Pour rester fort face à cette tyrannie, il faut rester uni. Et les sœurs ont très bien compris cette idée. Elles forment un tout, une entité. Le spectateur va s’identifier au groupe plutôt qu’à une seule fille. Et c’est là un problème paradoxal. On ne parvient que difficilement et avec du temps à distinguer chaque sœur. On sait qu’il y a la plus jeune – la plus sauvage – celle qui est amoureuse et trois autres. Impossible de dégager une personnalité pour chacune, de s’identifier à l’une plutôt qu’aux autres pendant une bonne moitié du film. Pour tout dire c’est à peine si je saurais les nommer. C’est à la fois une force est une faiblesse. Le groupe forme un tout, mais chaque membre a du mal à s’en détacher. Deniz Gamze Ergüven a pris du temps avant de choisir les cinq actrices. Il fallait que la fratrie soit très organique, que les filles se ressemblent, puissent se répondre, se compléter, se comprendre. Plusieurs combinaisons ont été essayées avant que ce ne soit le déclic.
Elles sont par ailleurs toutes excellentes, d’un naturel éblouissant.

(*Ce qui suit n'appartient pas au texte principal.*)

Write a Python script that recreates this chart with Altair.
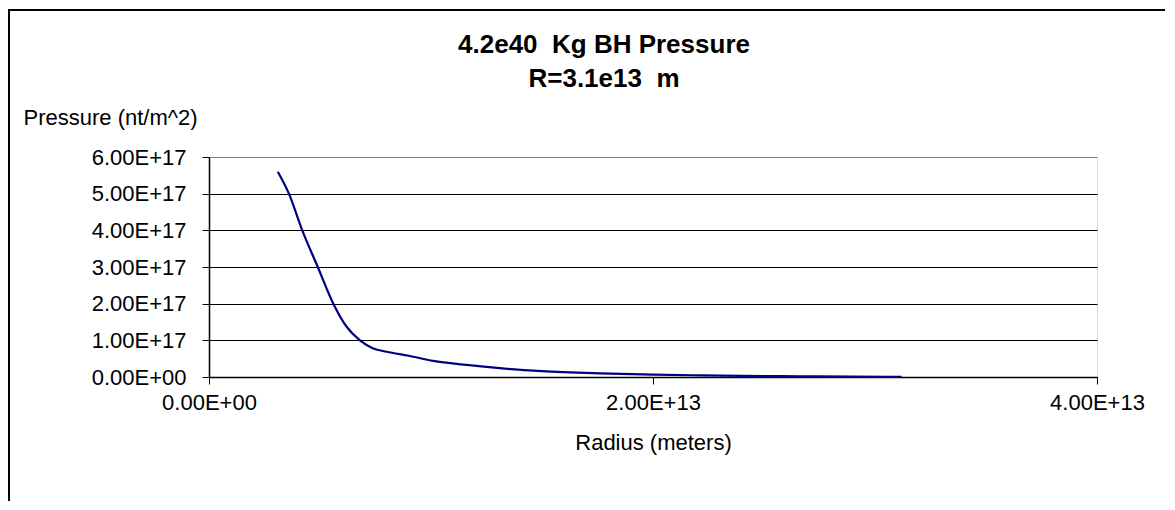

Et c’est toutes les cinq ensemble, qu’elles ont remporté le prix Lumière du meilleur espoir féminin. Quand on dit qu’il s’agit d’un tout !
Le film est porté par une musique de Warren Ellis, un violoniste australien qui parvient à apporter une puissance narrative qui s’associe très bien avec le cadre du film, très méditerranéen. La photographie vient soutenir la chaleur présente dans le film. On rentre très vite dedans, et on ne s’ennuie pas un seul instant, avec pour le spectateur, une tension qui s’installe très vite et ce jusqu’à la toute fin.
Mustang est un film fort, puissant, qui réussit à nous émouvoir sans parti pris grâce à une caméra témoin, qui montre que derrière chaque instant joyeux se cache une vérité très dure et très triste. Le film est doté d’un fort message politique, qui se veut plein d’espoir plutôt que pessimiste – si le film commence par une entrée dans un tunnel, il se termine par la sortie de celui-ci. Cinq sœurs, semblables aux cinq actrices qui les incarnent, sublimes, pleines de vie, fougueuses, voulant la liberté, c’est ça Mustang.